▸ **WORK TO BE COMPLETED**: Copy each line containing the word "this" from the records that follow, please.

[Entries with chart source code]
----
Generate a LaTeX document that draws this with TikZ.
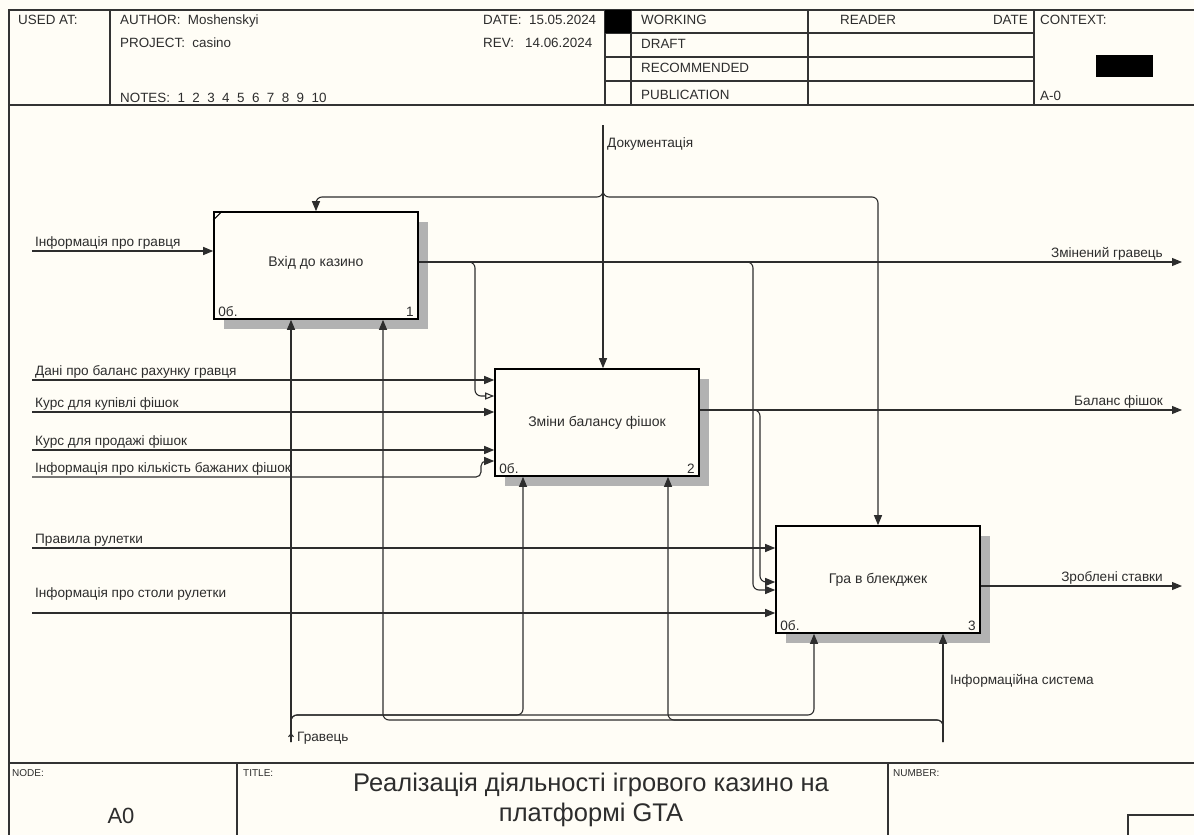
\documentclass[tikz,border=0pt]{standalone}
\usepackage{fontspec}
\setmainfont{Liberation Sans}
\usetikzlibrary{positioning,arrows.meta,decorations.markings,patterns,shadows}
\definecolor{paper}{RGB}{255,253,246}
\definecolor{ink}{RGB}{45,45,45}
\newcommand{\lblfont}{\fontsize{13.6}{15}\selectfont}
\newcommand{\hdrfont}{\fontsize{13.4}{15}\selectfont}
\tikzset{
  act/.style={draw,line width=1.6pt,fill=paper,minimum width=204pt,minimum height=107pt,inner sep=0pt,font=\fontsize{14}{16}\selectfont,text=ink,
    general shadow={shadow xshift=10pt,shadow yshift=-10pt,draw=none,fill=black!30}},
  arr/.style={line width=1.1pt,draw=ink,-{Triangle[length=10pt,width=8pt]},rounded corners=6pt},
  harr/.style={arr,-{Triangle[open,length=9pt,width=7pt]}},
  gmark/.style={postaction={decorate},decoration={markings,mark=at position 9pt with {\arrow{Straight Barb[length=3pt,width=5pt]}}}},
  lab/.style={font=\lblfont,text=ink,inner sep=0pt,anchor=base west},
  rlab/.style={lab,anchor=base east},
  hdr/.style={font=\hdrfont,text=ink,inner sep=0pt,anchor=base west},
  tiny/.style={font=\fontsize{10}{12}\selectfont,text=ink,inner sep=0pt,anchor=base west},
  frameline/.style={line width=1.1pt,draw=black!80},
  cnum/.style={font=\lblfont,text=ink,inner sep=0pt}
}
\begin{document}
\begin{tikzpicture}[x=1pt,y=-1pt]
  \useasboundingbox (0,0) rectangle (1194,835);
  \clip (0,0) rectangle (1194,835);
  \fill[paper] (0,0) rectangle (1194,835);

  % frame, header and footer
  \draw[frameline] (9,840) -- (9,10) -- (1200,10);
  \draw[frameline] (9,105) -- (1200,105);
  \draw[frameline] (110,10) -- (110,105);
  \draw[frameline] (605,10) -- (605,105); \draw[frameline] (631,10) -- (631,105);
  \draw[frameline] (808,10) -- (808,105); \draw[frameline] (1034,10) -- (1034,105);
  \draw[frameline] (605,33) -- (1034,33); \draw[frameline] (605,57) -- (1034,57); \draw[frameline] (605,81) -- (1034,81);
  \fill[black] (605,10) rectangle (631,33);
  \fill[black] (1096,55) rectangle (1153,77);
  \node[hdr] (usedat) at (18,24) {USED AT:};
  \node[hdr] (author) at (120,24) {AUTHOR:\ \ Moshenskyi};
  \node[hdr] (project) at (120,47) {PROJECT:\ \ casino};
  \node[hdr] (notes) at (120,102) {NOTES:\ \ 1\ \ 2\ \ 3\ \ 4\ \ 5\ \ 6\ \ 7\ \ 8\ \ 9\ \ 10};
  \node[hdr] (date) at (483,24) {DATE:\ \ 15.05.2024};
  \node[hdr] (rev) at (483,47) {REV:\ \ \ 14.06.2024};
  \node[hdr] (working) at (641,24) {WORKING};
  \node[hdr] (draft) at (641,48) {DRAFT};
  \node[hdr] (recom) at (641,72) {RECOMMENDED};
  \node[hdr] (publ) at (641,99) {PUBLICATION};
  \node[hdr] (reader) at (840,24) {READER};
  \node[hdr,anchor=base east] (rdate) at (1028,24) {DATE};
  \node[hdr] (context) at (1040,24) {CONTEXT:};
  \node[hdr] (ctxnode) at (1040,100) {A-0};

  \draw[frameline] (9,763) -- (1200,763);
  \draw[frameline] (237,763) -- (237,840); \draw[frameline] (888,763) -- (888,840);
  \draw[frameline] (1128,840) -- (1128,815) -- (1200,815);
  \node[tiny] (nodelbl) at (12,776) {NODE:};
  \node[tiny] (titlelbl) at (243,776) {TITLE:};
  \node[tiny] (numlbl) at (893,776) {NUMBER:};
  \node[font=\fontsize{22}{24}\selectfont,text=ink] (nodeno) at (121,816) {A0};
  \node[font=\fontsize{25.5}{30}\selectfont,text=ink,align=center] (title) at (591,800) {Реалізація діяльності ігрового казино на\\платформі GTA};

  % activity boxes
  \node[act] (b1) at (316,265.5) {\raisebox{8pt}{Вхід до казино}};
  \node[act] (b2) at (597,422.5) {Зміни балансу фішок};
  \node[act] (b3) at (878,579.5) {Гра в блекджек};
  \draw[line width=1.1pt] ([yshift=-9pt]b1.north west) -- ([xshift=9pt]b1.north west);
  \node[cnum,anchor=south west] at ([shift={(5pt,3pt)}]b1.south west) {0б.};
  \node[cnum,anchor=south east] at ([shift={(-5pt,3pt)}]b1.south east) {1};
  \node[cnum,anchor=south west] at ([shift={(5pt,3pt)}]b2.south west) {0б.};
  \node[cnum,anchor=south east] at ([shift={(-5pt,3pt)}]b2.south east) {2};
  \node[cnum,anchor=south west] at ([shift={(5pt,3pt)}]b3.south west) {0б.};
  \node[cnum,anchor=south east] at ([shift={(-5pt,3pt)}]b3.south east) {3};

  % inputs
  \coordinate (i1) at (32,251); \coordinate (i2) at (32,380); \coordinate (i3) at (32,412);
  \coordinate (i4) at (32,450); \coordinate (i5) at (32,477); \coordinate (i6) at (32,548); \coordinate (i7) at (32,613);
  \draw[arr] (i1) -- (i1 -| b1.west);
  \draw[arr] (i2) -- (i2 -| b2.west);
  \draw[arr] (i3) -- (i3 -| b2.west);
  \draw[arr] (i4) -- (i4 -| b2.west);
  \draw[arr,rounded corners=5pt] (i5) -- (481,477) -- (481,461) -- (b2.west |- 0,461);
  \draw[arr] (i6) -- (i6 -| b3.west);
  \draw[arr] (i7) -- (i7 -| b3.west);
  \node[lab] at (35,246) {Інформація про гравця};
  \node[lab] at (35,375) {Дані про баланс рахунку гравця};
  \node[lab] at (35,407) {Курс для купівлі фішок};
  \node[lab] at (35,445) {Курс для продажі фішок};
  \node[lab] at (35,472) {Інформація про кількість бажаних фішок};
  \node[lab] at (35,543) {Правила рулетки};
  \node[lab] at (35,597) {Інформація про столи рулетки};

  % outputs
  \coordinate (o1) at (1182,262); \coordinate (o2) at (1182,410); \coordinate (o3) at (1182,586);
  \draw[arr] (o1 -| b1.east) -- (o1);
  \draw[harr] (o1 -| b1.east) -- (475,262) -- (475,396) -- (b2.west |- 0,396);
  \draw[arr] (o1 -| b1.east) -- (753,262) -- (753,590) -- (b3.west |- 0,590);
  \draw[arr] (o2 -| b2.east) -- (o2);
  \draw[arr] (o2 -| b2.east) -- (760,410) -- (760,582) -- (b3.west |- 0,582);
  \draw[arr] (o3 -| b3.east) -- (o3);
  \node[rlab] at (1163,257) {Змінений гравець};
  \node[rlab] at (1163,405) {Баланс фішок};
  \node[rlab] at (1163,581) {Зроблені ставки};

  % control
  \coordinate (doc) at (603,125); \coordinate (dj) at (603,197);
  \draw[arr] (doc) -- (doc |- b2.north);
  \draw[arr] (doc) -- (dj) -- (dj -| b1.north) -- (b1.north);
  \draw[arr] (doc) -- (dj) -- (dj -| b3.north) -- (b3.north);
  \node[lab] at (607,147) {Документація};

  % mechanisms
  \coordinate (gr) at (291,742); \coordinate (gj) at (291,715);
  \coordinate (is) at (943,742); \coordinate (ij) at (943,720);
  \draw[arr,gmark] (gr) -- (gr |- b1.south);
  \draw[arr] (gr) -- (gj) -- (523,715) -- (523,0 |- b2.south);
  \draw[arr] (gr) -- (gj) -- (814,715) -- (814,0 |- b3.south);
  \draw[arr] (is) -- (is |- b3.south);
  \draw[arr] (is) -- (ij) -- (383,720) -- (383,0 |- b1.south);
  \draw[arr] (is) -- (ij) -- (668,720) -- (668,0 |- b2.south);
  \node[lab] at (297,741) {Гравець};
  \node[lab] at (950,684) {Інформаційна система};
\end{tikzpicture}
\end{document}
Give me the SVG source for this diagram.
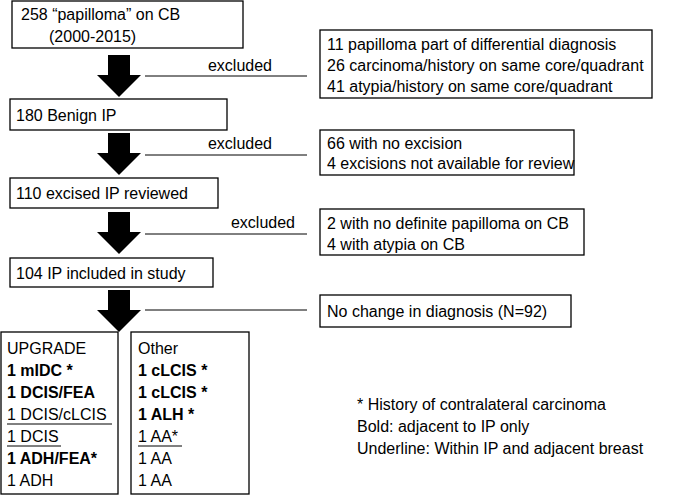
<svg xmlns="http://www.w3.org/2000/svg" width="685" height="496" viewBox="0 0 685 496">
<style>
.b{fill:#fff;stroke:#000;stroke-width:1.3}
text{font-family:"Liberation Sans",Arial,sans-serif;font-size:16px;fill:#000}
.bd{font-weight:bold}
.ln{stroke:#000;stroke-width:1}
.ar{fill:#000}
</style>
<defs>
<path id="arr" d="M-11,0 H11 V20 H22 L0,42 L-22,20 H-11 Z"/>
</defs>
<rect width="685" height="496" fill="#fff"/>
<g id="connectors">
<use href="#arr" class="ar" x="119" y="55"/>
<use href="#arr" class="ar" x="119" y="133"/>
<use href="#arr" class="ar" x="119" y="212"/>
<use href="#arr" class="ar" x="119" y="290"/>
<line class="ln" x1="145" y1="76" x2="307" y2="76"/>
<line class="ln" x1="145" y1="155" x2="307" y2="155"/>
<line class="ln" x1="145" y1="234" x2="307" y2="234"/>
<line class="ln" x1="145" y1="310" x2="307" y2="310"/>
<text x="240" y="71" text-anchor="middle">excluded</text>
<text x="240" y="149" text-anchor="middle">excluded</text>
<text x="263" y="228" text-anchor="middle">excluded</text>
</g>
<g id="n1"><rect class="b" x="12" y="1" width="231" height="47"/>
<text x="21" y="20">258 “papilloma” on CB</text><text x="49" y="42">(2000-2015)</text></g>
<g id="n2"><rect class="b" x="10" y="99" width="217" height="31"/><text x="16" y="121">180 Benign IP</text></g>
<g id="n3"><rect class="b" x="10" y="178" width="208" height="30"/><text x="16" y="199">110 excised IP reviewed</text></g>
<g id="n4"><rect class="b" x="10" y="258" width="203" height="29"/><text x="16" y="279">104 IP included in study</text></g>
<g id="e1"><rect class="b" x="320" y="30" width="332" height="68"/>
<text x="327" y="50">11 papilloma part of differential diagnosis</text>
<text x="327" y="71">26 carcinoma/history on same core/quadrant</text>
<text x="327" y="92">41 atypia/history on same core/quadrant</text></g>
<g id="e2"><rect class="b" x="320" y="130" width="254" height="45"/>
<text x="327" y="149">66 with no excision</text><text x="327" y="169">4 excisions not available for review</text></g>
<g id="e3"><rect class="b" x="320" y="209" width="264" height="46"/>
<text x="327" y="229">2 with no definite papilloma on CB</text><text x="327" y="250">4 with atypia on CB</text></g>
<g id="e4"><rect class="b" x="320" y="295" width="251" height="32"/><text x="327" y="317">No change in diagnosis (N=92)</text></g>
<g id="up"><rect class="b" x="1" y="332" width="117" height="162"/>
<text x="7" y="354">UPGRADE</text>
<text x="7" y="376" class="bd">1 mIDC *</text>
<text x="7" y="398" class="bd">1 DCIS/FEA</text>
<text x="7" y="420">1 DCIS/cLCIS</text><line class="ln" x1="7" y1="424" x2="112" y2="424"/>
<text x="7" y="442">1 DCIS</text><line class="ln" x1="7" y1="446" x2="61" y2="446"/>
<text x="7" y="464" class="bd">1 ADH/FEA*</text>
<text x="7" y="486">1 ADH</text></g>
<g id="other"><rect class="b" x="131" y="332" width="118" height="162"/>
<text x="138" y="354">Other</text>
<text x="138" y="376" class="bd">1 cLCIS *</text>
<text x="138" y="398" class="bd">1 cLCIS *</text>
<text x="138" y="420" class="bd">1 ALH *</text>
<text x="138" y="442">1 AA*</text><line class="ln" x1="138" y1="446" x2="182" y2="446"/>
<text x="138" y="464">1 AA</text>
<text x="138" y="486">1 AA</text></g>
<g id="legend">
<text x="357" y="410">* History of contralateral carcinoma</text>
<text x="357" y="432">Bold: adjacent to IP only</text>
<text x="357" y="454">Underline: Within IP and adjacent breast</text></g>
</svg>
----
▸ **TASK ANSWER**:
Generate a LaTeX document that draws this with TikZ.
Give me the SVG source for this diagram.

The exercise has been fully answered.